Illustration from one of Smartflash's patents-in-suit. | Source: USPTO

A U.S. federal jury in Texas ordered Apple to pay $532.9 million in damages on Tuesday after it found the company's iTunes digital media purchasing and distribution system in infringement of three patents held by licensing firm Smartflash.

The original complaint filed in 2013 claims Apple's iTunes Store, iOS and Mac App Stores and iAd, as well as other branded digital transaction services, infringe on three Smartflash patents relating to "data storage and managing access through payment systems."

According to in-court reports from Bloomberg, the jury in Tyler, Tex. was not pursuaded by Apple's arguments that the patents-in-suit are not used by iTunes or other first-party products. Apple also failed to invalidate Smartflash's inventions, the publication said.

Smartflash was founded by inventor Patrick Racz in the early 2000s as a way to market and commoditize his patents, some of which date back to 1999. As a non-practicing entity, the firm operates solely through patent licensing and litigation. Using its clutch of seven patents, all attributed to co-inventor Racz, the firm sued game makers Game Circus and KingsIsle Entertainment in 2014. Both companies settled out of court.

Court documents allege that around the time of Smartflash's founding, Racz met with executives from what is now Gemalto SA to market technology relating to the patents-in-suit. Among those who gained knowledge of the patented tech was Augustin Farrugia, who left Gemalto in 2002 and subsequently took a position as Apple's senior director of Internet service security and DRM technologies.

Smartflash sought $852 million in damages from Apple, a portion of which was calculated as a percentage of iPhone, iPad and Mac device sales. Apple lawyer Eric Albritton argued against awarding hardware royalties for a single device feature.

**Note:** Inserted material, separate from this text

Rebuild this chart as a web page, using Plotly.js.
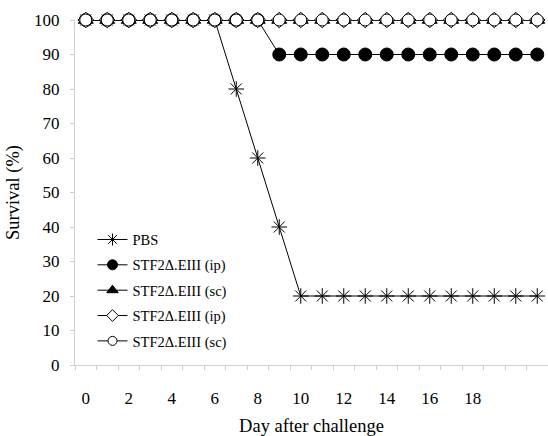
<!DOCTYPE html>
<html>
<head>
<meta charset="utf-8">
<script src="https://cdn.plot.ly/plotly-3.0.1.min.js"></script>
<style>html,body{margin:0;padding:0;background:#fff;}#chart{width:548px;height:436px;}</style>
</head>
<body>
<div id="chart"></div>
<script>
const days = [0,1,2,3,4,5,6,7,8,9,10,11,12,13,14,15,16,17,18,19,20,21];
const xTickVals = [0,2,4,6,8,10,12,14,16,18];
const yTickVals = [0,10,20,30,40,50,60,70,80,90,100];
const seriesNames = ['PBS','STF2\u0394.EIII (ip)','STF2\u0394.EIII (sc)','STF2\u0394.EIII (ip)','STF2\u0394.EIII (sc)'];
const pbs    = [100,100,100,100,100,100,100,80,60,40,20,20,20,20,20,20,20,20,20,20,20,20];
const stfIpA = [100,100,100,100,100,100,100,100,100,90,90,90,90,90,90,90,90,90,90,90,90,90];
const stfScA = [100,100,100,100,100,100,100,100,100,100,100,100,100,100,100,100,100,100,100,100,100,100];
const stfIpB = [100,100,100,100,100,100,100,100,100,100,100,100,100,100,100,100,100,100,100,100,100,100];
const stfScB = [100,100,100,100,100,100,100,100,100,100,100,100,100,100,100,100,100,100,100,100,100,100];

const seriesValues = [pbs, stfIpA, stfScA, stfIpB, stfScB];
const symbols = ['asterisk-open','circle','triangle-up','diamond','circle'];
const fills = ['#000','#000','#000','#fff','#fff'];
const plotSizes = [13,13,13,12,12];
const legendSizes = [10,10,10,9,9];

const lineStyle = {color:'#000', width:1};
const traces = [];
seriesValues.forEach((vals, i) => {
  traces.push({x:days, y:vals, name:seriesNames[i], mode:'lines+markers', line:lineStyle,
    showlegend:false, cliponaxis:false,
    marker:{symbol:symbols[i], size:plotSizes[i], color:fills[i], line:{color:'#000', width:1}}});
});
// legend-only entries (smaller symbols, as in the original legend)
seriesValues.forEach((vals, i) => {
  traces.push({x:[null], y:[null], name:seriesNames[i], mode:'lines+markers', line:lineStyle,
    legendgroup:'g'+i, showlegend:true,
    marker:{symbol:symbols[i], size:legendSizes[i], color:fills[i], line:{color:'#000', width:1}}});
});

const fam = 'Liberation Serif';
const layout = {
  width:548, height:436,
  margin:{l:75, r:0, t:20, b:71},
  paper_bgcolor:'#fff', plot_bgcolor:'#fff',
  font:{family:fam, color:'#000', size:17},
  showlegend:true,
  legend:{x:0.037, y:0.41, xanchor:'left', yanchor:'top', bgcolor:'rgba(0,0,0,0)',
          font:{family:fam, size:14.5, color:'#000'}, tracegroupgap:3.5, itemwidth:30,
          traceorder:'grouped'},
  xaxis:{range:[-0.5,21.5], tickvals:xTickVals, ticktext:xTickVals.map(String),
         ticks:'', showline:true, linecolor:'#cfcfcf', linewidth:1, showgrid:false, zeroline:false,
         ticklabelstandoff:18, tickfont:{family:fam, size:17},
         minor:{tick0:0.5, dtick:1, ticks:'outside', ticklen:4, tickcolor:'#cfcfcf', showgrid:false},
         title:{text:'Day after challenge', font:{family:fam, size:18.5}, standoff:13}},
  yaxis:{range:[0,100], tickvals:yTickVals, ticks:'outside', ticklen:4, tickcolor:'#cfcfcf',
         showline:true, linecolor:'#cfcfcf', linewidth:1, showgrid:false, zeroline:false,
         ticklabelstandoff:7, tickfont:{family:fam, size:17},
         title:{text:'Survival (%)', font:{family:fam, size:18.5}, standoff:9}}
};
Plotly.newPlot('chart', traces, layout, {staticPlot:true});
</script>
</body>
</html>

"It doesn't make a lick of sense that one person would buy an iPhone and not make calls," Albritton said in court. "People do not buy cell phones for the sole purpose of using apps."

Apple argued that the patents were worth $4.5 million at most, saying the royalty demands were "excessive and unsupportable."

With the Apple case completed, Smartflash will use the same patents in a separate case against Samsung. Google and Amazon have also been slapped with similar lawsuits over the same technology, but those cases have not yet concluded.